I'm with you plumeria. I go for the quick micro method (although I haven't bought strawberries in months, this post is making me reconsider. I sure miss them!)
Wow, so that's the hard way PERIOD.
Chocolate is really cool, if you never get it above the "breaking point" (where the fats separate) you don't have to temper it that way at all.
As long as the temperature never gets above ~86-90 degrees to begin with, the initial temper of the chocolate will never go away. But as the melting point of chocolate is around 96 degrees you have to go slowly. The trick is that parts of the chocolate will melt before the others, so as long as you don't melt more than about 75% of your chocolate you can use the unmelted chocolate as a seed as you just stir it all to get melted.
Do like plumeria said above, stick it in the microwave, heat it for 30 seconds at a time until it's 75% melted, then stir like crazy for the next few minutes until it's all melted and smooth.
Voila, tempered chocolate...in about 5 minutes
I agree with blpeders. Just melt it really slow at a low temp and it doesn't get out of temper. Chocolate melts at below body temp-- hence the candy coating on M&Ms. I do it on a stove top over a pan of barely heated water.
As long as you don't overheat it most chocolate is already tempered thats how the microwave method works (as long as you keep an eye on it).
The seeding method works (and is really cool to see). I used to work at a shop that made their own chocolates, and dropping a bit of tempered chocolate into a batch of out-of-temper chocolate changed the structure in seconds.

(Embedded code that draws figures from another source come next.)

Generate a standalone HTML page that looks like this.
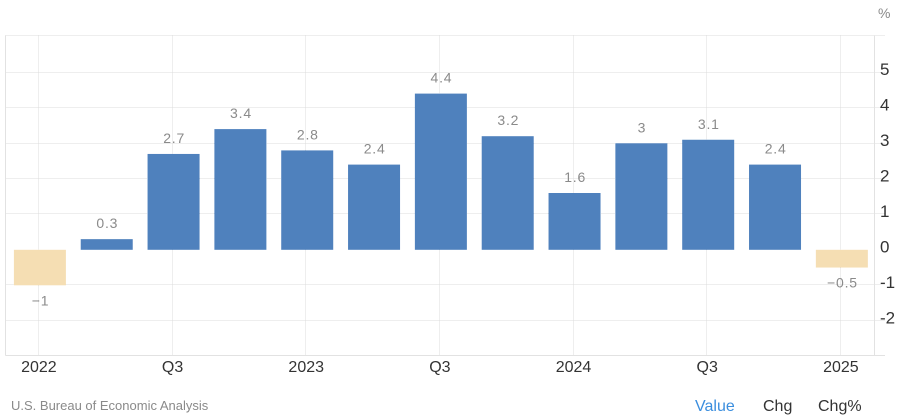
<!DOCTYPE html>
<html>
<head>
<meta charset="utf-8">
<style>
html,body{margin:0;padding:0;background:#fff;width:900px;height:419px;overflow:hidden}
svg{display:block;font-family:"Liberation Sans",sans-serif}
</style>
</head>
<body>
<svg id="chart" width="900" height="419" viewBox="0 0 900 419" xmlns="http://www.w3.org/2000/svg">
  <g id="grid"></g>
  <g id="bars"></g>
  <g id="axes"></g>
  <g id="labels"></g>
  <text x="878" y="18" font-size="14" fill="#8a8a8a">%</text>
  <text x="11" y="410" font-size="13" fill="#8a8a8a">U.S. Bureau of Economic Analysis</text>
  <text x="695" y="411" font-size="16" fill="#3b8ede">Value</text>
  <text x="763" y="411" font-size="16" fill="#333">Chg</text>
  <text x="818" y="411" font-size="16" fill="#333">Chg%</text>
</svg>
<script>
const categories = ["Q1 2022","Q2 2022","Q3 2022","Q4 2022","Q1 2023","Q2 2023","Q3 2023","Q4 2023","Q1 2024","Q2 2024","Q3 2024","Q4 2024","Q1 2025"];
const values = [-1, 0.3, 2.7, 3.4, 2.8, 2.4, 4.4, 3.2, 1.6, 3, 3.1, 2.4, -0.5];
const xTickLabels = ["2022","Q3","2023","Q3","2024","Q3","2025"];
const yTicks = [5, 4, 3, 2, 1, 0, -1, -2];

const NS = "http://www.w3.org/2000/svg";
const plotLeft = 5.5, plotRight = 874.5, plotTop = 35.5, plotBottom = 355.5, gridRight = 885;
const firstCenter = 39.9, step = 66.83, barWidth = 52;
const zeroY = 249.8, unit = 35.5;

function xScale(i) { return firstCenter + step * i; }
function yScale(v) { return zeroY - unit * v; }
function gridY(v) { return Math.floor(zeroY - 0.5 - 35.4 * v) + 0.5; }
function make(parent, tag, attrs, text) {
  const el = document.createElementNS(NS, tag);
  for (const k in attrs) el.setAttribute(k, attrs[k]);
  if (text !== undefined) el.textContent = text;
  parent.appendChild(el);
  return el;
}
const grid = document.getElementById("grid");
const barsG = document.getElementById("bars");
const axes = document.getElementById("axes");
const labels = document.getElementById("labels");
const gridStyle = { stroke: "#dcdcdc", "stroke-width": 1, "stroke-dasharray": "1 1" };

// top dotted line
const topLine = make(grid, "line", Object.assign({ x1: plotLeft, x2: gridRight, y1: plotTop, y2: plotTop }, gridStyle));



yTicks.forEach(function (t) {
  const y = gridY(t);
  if (t !== 0) {
    const g = make(grid, "line", Object.assign({ x1: plotLeft, x2: gridRight, y1: y, y2: y }, gridStyle));
    
    
  }
  const lab = make(axes, "text", { x: 880, y: yScale(t) + 2.5, "font-size": 17, fill: "#333" }, t < 0 ? "-" + Math.abs(t) : String(t));
  
  
});

xTickLabels.forEach(function (t, i) {
  const c = xScale(i * 2);
  const x = Math.round(c - 1.9) + 0.5;
  const g = make(grid, "line", Object.assign({ x1: x, x2: x, y1: plotTop, y2: plotBottom }, gridStyle));
  
  
  const lab = make(axes, "text", { x: c - 1, y: 372, "font-size": 16, fill: "#333", "text-anchor": "middle" }, t);
  
  
});

const frame = [
  [plotLeft, plotTop, plotLeft, plotBottom],
  [plotRight, plotTop, plotRight, plotBottom],
  [plotLeft, plotBottom, gridRight, plotBottom]
];
frame.forEach(function (f) {
  const l = make(axes, "line", { x1: f[0], y1: f[1], x2: f[2], y2: f[3], stroke: "#e2e2e2", "stroke-width": 1 });
  
  
});

values.forEach(function (v, i) {
  const c = xScale(i);
  const y0 = yScale(0), y1 = yScale(v);
  const r = make(barsG, "rect", {
    x: c - barWidth / 2, y: Math.min(y0, y1), width: barWidth, height: Math.abs(y1 - y0),
    fill: v >= 0 ? "#4f81bd" : "#f5deb3"
  });
  
  
  const ly = v >= 0 ? y1 - 11 : y1 + 20;
  const txt = (v < 0 ? "\u2212" + Math.abs(v) : String(v));
  const lab = make(labels, "text", { x: c + 0.6, y: ly, "font-size": 14, fill: "#8a8a8a", "text-anchor": "middle", "letter-spacing": "0.8" }, txt);
  
  
});
</script>
</body>
</html>
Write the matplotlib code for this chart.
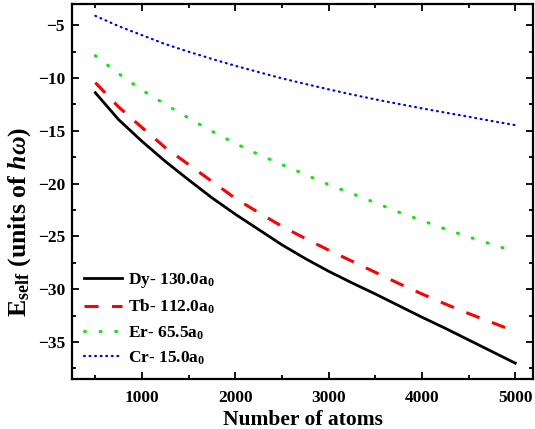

Pfft. I've never had a problem with the microwave method.
David Lebovitz has a wonderful, well layed out, fool proof method for tempering chocolate. He claims to be the chocolate conniesseur's authority. He likes to brag, but he is very good at what he does.
http://www.davidlebovitz.com/archives/2005/08/tempering_choco.html
Another vote for the microwave method. I used to do the more complicated techniques, and the microwave results are just as good, in my experience. I microwave it on low and stir and test every 30 seconds, to make sure no portions get too hot.